Search code examples
antlr4grammar

Is this just a flawed grammar?


I was looking through a grammar for focal and found someone had defined their numbers as follows:

 number
   : mantissa ('e' signed_)?
   ;

mantissa
   : signed_
   | (signed_ '.')
   | ('.' signed_)
   | (signed_ '.' signed_)
   ;

signed_
   : PLUSMIN? INTEGER
   ;

PLUSMIN
   : '+'
   | '-'
   ;

I was curious because I thought this would mean that, for example, 1.-1 would get identified as a number by the grammar rather than subtraction. Would a branch with unsigned_ be worth it to prevent this issue? I guess this is more of a question for the author, but are there any benefits to structuring it this way (besides the obvious avoiding floats vs ints)?


Solution

  • It’s not necessarily flawed.

    It does appear that it will recognize 1.-1 as a mantissa. However, that doesn’t mean that some post-parse validation doesn’t catch this problem.

    It would be flawed if there’s an alternative, valid interpretation of 1.-1.

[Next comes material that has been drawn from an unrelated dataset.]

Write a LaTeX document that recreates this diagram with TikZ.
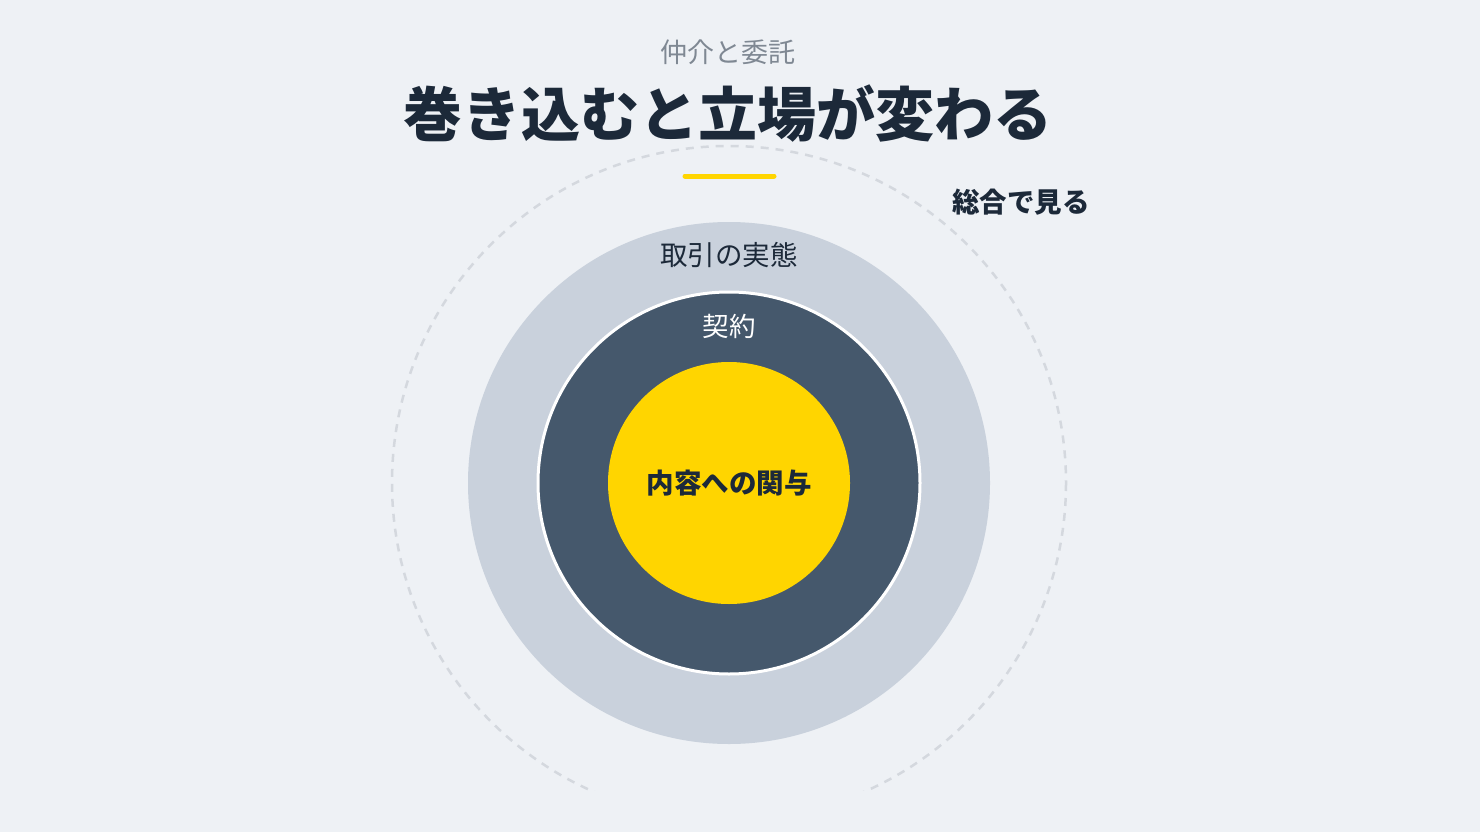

    Sometimes, it’s just useful to recognize an invalid construct and produce a parse tree for “the only way to interpret this input”, and then you can detect it in a listener and give the user an error message that might be more meaningful than the default message that ANTLR would produce.

    And, then again, it could also just be an oversight.

    The `signed_` rule on the other hand, being:
    signed_ : PLUSMIN? INTEGER;
    

    Instead of

    signed_ : PLUSMIN? INTEGER+;
    

    does make this grammar somewhat suspect as a good example to work from.